4,s word touch early leave night morning work ba...,male,ireland,"(s, word, touch, early, leave, night, morning,..."
5,anticipation kill wait hope climb fall brillia...,female,great britain,"(anticipation, kill, wait, hope, climb, fall, ..."
6,far sit greeting eye lilo stitch emosh day wee...,female,great britain,"(far, sit, greeting, eye, lilo, stitch, emosh,..."
7,fantastic list resource beautiful social mediu...,female,great britain,"(fantastic, list, resource, beautiful, social,..."
8,thank station gordon min record spin wait air ...,male,ireland,"(thank, station, gordon, min, record, spin, wa..."
9,work hope let film tomorrow biscuit home morni...,female,great britain,"(work, hope, let, film, tomorrow, biscuit, hom..."


In [8]:
corpus = st.CorpusFromParsedDocuments(df, category_col='gender', parsed_col='parse'
                                     ).build().get_unigram_corpus()

In [9]:
# Reduce the number of phrases displayed in the chart to 2000 
corpus = corpus.compact(st.AssociationCompactor(2000))

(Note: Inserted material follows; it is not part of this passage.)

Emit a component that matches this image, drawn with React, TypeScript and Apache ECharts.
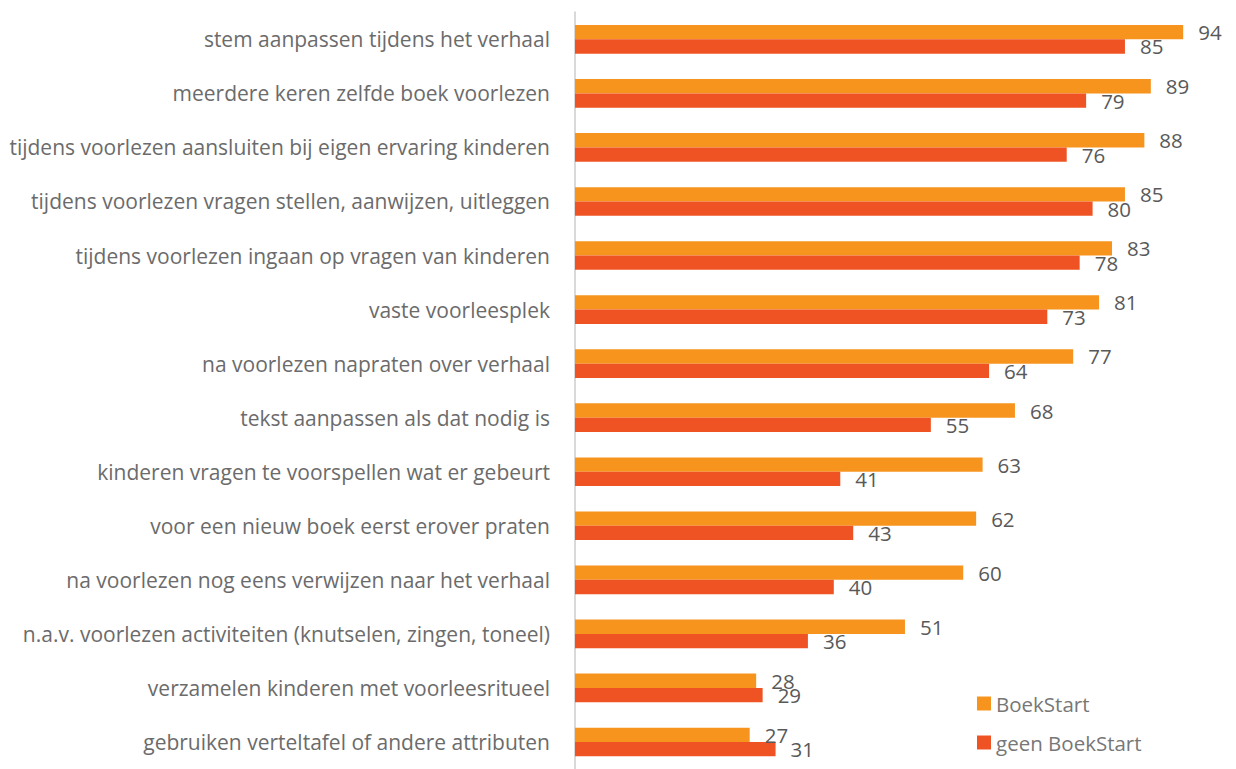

- pmi_threshold_coefficient: Pointwise mutual information. 0 if two words are independent

In [10]:
html = st.produce_scattertext_explorer(
    corpus,
    category='female', category_name='Female', not_category_name='Male',
    minimum_term_frequency=0, pmi_threshold_coefficient=0,
    width_in_pixels=1000, metadata=corpus.get_df()['country'],
    transform=st.Scalers.dense_rank
    )

In [11]:
open('./tweets_gender.html', 'w').write(html)


11880362

# Visualizing Phrase associations


Download [PyTextRank](https://github.com/DerwenAI/pytextrank) before running the code below.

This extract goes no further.